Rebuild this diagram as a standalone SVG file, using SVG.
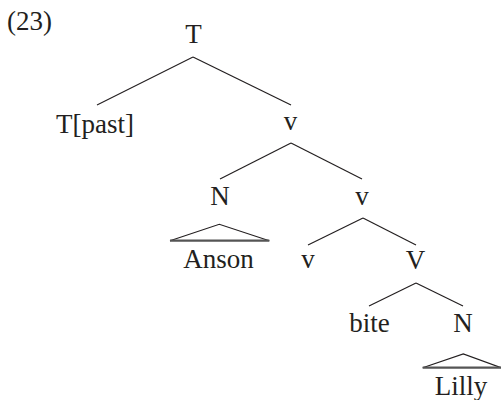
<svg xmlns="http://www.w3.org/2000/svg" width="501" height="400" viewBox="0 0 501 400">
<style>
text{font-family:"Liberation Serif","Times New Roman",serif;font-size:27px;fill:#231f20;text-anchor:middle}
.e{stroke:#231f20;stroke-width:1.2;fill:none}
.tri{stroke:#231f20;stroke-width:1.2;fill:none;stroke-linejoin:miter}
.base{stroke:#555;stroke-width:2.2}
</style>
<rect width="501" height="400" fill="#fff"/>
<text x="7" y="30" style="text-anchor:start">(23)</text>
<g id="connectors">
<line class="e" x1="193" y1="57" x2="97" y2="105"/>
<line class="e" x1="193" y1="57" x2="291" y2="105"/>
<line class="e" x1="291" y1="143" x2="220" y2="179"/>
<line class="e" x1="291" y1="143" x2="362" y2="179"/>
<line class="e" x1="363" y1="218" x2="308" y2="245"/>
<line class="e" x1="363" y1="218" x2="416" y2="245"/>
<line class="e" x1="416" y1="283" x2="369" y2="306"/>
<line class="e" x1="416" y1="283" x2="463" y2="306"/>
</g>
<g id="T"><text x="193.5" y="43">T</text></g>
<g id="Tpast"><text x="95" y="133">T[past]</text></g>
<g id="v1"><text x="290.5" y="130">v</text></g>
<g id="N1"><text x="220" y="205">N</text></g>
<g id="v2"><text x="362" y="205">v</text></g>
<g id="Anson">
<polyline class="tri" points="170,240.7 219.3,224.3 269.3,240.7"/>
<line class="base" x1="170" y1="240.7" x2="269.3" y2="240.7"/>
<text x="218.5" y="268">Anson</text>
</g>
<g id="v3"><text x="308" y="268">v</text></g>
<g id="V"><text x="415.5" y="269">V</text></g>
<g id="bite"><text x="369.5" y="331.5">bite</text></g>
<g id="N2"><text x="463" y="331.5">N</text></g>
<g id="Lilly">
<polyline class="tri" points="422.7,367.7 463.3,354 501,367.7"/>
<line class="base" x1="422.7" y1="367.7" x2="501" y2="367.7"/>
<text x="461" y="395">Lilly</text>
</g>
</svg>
----
Task to carry out: Print the complete listing exactly as it stands, without its pictures.

Result for this exercise:
Rebuild this diagram as a standalone SVG file, using SVG.
<svg xmlns="http://www.w3.org/2000/svg" width="501" height="400" viewBox="0 0 501 400">
<style>
text{font-family:"Liberation Serif","Times New Roman",serif;font-size:27px;fill:#231f20;text-anchor:middle}
.e{stroke:#231f20;stroke-width:1.2;fill:none}
.tri{stroke:#231f20;stroke-width:1.2;fill:none;stroke-linejoin:miter}
.base{stroke:#555;stroke-width:2.2}
</style>
<rect width="501" height="400" fill="#fff"/>
<text x="7" y="30" style="text-anchor:start">(23)</text>
<g id="connectors">
<line class="e" x1="193" y1="57" x2="97" y2="105"/>
<line class="e" x1="193" y1="57" x2="291" y2="105"/>
<line class="e" x1="291" y1="143" x2="220" y2="179"/>
<line class="e" x1="291" y1="143" x2="362" y2="179"/>
<line class="e" x1="363" y1="218" x2="308" y2="245"/>
<line class="e" x1="363" y1="218" x2="416" y2="245"/>
<line class="e" x1="416" y1="283" x2="369" y2="306"/>
<line class="e" x1="416" y1="283" x2="463" y2="306"/>
</g>
<g id="T"><text x="193.5" y="43">T</text></g>
<g id="Tpast"><text x="95" y="133">T[past]</text></g>
<g id="v1"><text x="290.5" y="130">v</text></g>
<g id="N1"><text x="220" y="205">N</text></g>
<g id="v2"><text x="362" y="205">v</text></g>
<g id="Anson">
<polyline class="tri" points="170,240.7 219.3,224.3 269.3,240.7"/>
<line class="base" x1="170" y1="240.7" x2="269.3" y2="240.7"/>
<text x="218.5" y="268">Anson</text>
</g>
<g id="v3"><text x="308" y="268">v</text></g>
<g id="V"><text x="415.5" y="269">V</text></g>
<g id="bite"><text x="369.5" y="331.5">bite</text></g>
<g id="N2"><text x="463" y="331.5">N</text></g>
<g id="Lilly">
<polyline class="tri" points="422.7,367.7 463.3,354 501,367.7"/>
<line class="base" x1="422.7" y1="367.7" x2="501" y2="367.7"/>
<text x="461" y="395">Lilly</text>
</g>
</svg>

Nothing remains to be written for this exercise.